## [STATED EXERCISE]
Write out the material exactly. Do not include the pictures.

## [DATA]
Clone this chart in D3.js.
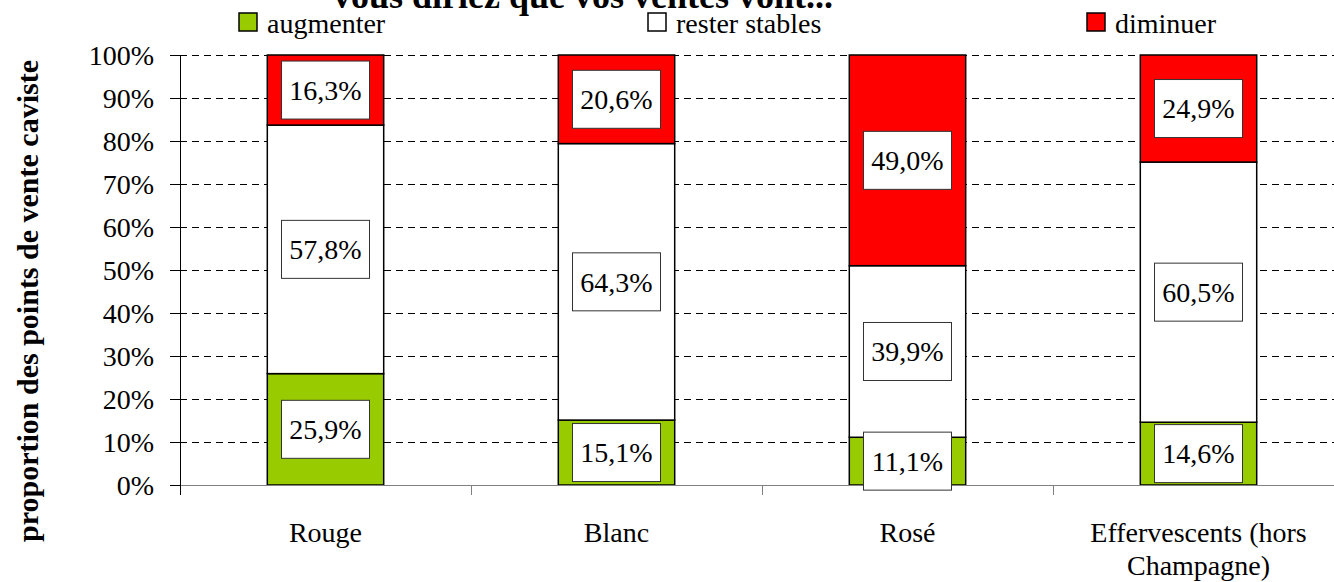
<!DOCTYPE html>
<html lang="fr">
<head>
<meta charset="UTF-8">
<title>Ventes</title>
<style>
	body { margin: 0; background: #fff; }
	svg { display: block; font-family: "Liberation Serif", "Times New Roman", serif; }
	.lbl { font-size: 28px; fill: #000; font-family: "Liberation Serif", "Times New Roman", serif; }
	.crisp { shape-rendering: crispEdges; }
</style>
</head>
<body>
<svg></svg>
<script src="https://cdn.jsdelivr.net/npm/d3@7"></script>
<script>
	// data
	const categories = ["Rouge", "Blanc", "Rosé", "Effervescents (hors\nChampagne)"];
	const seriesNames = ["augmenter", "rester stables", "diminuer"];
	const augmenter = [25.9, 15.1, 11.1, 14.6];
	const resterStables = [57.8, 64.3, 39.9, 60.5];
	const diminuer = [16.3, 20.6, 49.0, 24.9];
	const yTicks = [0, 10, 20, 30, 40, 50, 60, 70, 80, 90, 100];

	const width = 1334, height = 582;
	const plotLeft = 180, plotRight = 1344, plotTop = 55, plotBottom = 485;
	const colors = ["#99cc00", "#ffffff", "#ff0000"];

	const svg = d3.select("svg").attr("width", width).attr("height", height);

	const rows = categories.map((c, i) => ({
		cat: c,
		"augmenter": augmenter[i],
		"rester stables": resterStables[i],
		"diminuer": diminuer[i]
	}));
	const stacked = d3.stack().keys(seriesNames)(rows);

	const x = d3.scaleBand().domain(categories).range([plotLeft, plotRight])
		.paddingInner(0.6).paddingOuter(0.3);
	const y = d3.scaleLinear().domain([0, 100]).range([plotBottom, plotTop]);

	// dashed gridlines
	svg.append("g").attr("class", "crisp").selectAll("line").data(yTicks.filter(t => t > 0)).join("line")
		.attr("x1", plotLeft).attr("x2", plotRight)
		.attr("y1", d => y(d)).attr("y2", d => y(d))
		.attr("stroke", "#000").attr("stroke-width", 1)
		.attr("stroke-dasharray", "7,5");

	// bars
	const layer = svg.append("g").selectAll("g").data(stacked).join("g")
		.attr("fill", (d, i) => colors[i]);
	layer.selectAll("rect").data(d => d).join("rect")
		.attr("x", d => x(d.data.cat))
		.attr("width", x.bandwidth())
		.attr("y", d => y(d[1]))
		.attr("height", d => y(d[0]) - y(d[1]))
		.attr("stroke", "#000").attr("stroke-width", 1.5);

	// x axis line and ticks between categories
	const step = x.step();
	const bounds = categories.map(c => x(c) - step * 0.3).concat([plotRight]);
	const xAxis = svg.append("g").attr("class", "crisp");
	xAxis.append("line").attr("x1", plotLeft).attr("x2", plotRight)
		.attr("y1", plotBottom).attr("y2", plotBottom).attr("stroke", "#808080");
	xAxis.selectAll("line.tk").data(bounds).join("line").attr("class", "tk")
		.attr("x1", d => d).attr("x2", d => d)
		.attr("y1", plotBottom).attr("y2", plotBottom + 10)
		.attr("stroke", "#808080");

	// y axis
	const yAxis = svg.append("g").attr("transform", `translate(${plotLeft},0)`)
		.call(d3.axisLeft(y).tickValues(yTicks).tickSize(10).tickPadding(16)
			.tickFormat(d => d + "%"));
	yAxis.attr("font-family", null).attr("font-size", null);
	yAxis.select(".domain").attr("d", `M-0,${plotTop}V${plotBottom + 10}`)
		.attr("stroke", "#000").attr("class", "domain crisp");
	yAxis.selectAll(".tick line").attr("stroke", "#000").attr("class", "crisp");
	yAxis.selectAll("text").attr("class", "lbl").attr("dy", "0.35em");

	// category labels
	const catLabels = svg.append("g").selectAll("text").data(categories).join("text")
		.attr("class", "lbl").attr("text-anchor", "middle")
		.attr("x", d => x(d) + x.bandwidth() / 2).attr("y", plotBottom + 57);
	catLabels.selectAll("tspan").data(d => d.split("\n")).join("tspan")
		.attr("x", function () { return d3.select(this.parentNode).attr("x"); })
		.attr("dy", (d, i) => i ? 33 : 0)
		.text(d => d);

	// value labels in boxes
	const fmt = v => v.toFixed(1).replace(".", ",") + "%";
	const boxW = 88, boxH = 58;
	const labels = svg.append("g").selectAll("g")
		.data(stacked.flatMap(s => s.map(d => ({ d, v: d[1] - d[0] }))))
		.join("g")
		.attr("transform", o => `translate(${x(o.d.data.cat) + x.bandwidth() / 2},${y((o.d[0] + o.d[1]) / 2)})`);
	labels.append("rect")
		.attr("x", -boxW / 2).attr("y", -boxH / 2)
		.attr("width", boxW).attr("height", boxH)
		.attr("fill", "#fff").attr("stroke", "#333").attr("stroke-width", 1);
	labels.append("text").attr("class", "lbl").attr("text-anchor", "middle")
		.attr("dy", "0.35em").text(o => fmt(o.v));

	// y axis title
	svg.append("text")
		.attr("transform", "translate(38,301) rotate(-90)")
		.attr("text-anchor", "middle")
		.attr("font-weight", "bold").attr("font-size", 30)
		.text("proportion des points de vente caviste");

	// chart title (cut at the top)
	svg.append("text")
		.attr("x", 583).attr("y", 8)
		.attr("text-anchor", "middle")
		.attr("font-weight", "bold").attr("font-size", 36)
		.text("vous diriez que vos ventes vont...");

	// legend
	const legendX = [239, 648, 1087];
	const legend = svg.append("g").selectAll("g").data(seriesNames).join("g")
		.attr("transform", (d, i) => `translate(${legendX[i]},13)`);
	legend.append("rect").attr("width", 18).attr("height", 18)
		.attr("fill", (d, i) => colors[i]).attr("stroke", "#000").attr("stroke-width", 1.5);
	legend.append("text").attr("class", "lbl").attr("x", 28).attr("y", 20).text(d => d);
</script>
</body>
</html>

## [WORKED ANSWER]
Clone this chart in D3.js.
<!DOCTYPE html>
<html lang="fr">
<head>
<meta charset="UTF-8">
<title>Ventes</title>
<style>
	body { margin: 0; background: #fff; }
	svg { display: block; font-family: "Liberation Serif", "Times New Roman", serif; }
	.lbl { font-size: 28px; fill: #000; font-family: "Liberation Serif", "Times New Roman", serif; }
	.crisp { shape-rendering: crispEdges; }
</style>
</head>
<body>
<svg></svg>
<script src="https://cdn.jsdelivr.net/npm/d3@7"></script>
<script>
	// data
	const categories = ["Rouge", "Blanc", "Rosé", "Effervescents (hors\nChampagne)"];
	const seriesNames = ["augmenter", "rester stables", "diminuer"];
	const augmenter = [25.9, 15.1, 11.1, 14.6];
	const resterStables = [57.8, 64.3, 39.9, 60.5];
	const diminuer = [16.3, 20.6, 49.0, 24.9];
	const yTicks = [0, 10, 20, 30, 40, 50, 60, 70, 80, 90, 100];

	const width = 1334, height = 582;
	const plotLeft = 180, plotRight = 1344, plotTop = 55, plotBottom = 485;
	const colors = ["#99cc00", "#ffffff", "#ff0000"];

	const svg = d3.select("svg").attr("width", width).attr("height", height);

	const rows = categories.map((c, i) => ({
		cat: c,
		"augmenter": augmenter[i],
		"rester stables": resterStables[i],
		"diminuer": diminuer[i]
	}));
	const stacked = d3.stack().keys(seriesNames)(rows);

	const x = d3.scaleBand().domain(categories).range([plotLeft, plotRight])
		.paddingInner(0.6).paddingOuter(0.3);
	const y = d3.scaleLinear().domain([0, 100]).range([plotBottom, plotTop]);

	// dashed gridlines
	svg.append("g").attr("class", "crisp").selectAll("line").data(yTicks.filter(t => t > 0)).join("line")
		.attr("x1", plotLeft).attr("x2", plotRight)
		.attr("y1", d => y(d)).attr("y2", d => y(d))
		.attr("stroke", "#000").attr("stroke-width", 1)
		.attr("stroke-dasharray", "7,5");

	// bars
	const layer = svg.append("g").selectAll("g").data(stacked).join("g")
		.attr("fill", (d, i) => colors[i]);
	layer.selectAll("rect").data(d => d).join("rect")
		.attr("x", d => x(d.data.cat))
		.attr("width", x.bandwidth())
		.attr("y", d => y(d[1]))
		.attr("height", d => y(d[0]) - y(d[1]))
		.attr("stroke", "#000").attr("stroke-width", 1.5);

	// x axis line and ticks between categories
	const step = x.step();
	const bounds = categories.map(c => x(c) - step * 0.3).concat([plotRight]);
	const xAxis = svg.append("g").attr("class", "crisp");
	xAxis.append("line").attr("x1", plotLeft).attr("x2", plotRight)
		.attr("y1", plotBottom).attr("y2", plotBottom).attr("stroke", "#808080");
	xAxis.selectAll("line.tk").data(bounds).join("line").attr("class", "tk")
		.attr("x1", d => d).attr("x2", d => d)
		.attr("y1", plotBottom).attr("y2", plotBottom + 10)
		.attr("stroke", "#808080");

	// y axis
	const yAxis = svg.append("g").attr("transform", `translate(${plotLeft},0)`)
		.call(d3.axisLeft(y).tickValues(yTicks).tickSize(10).tickPadding(16)
			.tickFormat(d => d + "%"));
	yAxis.attr("font-family", null).attr("font-size", null);
	yAxis.select(".domain").attr("d", `M-0,${plotTop}V${plotBottom + 10}`)
		.attr("stroke", "#000").attr("class", "domain crisp");
	yAxis.selectAll(".tick line").attr("stroke", "#000").attr("class", "crisp");
	yAxis.selectAll("text").attr("class", "lbl").attr("dy", "0.35em");

	// category labels
	const catLabels = svg.append("g").selectAll("text").data(categories).join("text")
		.attr("class", "lbl").attr("text-anchor", "middle")
		.attr("x", d => x(d) + x.bandwidth() / 2).attr("y", plotBottom + 57);
	catLabels.selectAll("tspan").data(d => d.split("\n")).join("tspan")
		.attr("x", function () { return d3.select(this.parentNode).attr("x"); })
		.attr("dy", (d, i) => i ? 33 : 0)
		.text(d => d);

	// value labels in boxes
	const fmt = v => v.toFixed(1).replace(".", ",") + "%";
	const boxW = 88, boxH = 58;
	const labels = svg.append("g").selectAll("g")
		.data(stacked.flatMap(s => s.map(d => ({ d, v: d[1] - d[0] }))))
		.join("g")
		.attr("transform", o => `translate(${x(o.d.data.cat) + x.bandwidth() / 2},${y((o.d[0] + o.d[1]) / 2)})`);
	labels.append("rect")
		.attr("x", -boxW / 2).attr("y", -boxH / 2)
		.attr("width", boxW).attr("height", boxH)
		.attr("fill", "#fff").attr("stroke", "#333").attr("stroke-width", 1);
	labels.append("text").attr("class", "lbl").attr("text-anchor", "middle")
		.attr("dy", "0.35em").text(o => fmt(o.v));

	// y axis title
	svg.append("text")
		.attr("transform", "translate(38,301) rotate(-90)")
		.attr("text-anchor", "middle")
		.attr("font-weight", "bold").attr("font-size", 30)
		.text("proportion des points de vente caviste");

	// chart title (cut at the top)
	svg.append("text")
		.attr("x", 583).attr("y", 8)
		.attr("text-anchor", "middle")
		.attr("font-weight", "bold").attr("font-size", 36)
		.text("vous diriez que vos ventes vont...");

	// legend
	const legendX = [239, 648, 1087];
	const legend = svg.append("g").selectAll("g").data(seriesNames).join("g")
		.attr("transform", (d, i) => `translate(${legendX[i]},13)`);
	legend.append("rect").attr("width", 18).attr("height", 18)
		.attr("fill", (d, i) => colors[i]).attr("stroke", "#000").attr("stroke-width", 1.5);
	legend.append("text").attr("class", "lbl").attr("x", 28).attr("y", 20).text(d => d);
</script>
</body>
</html>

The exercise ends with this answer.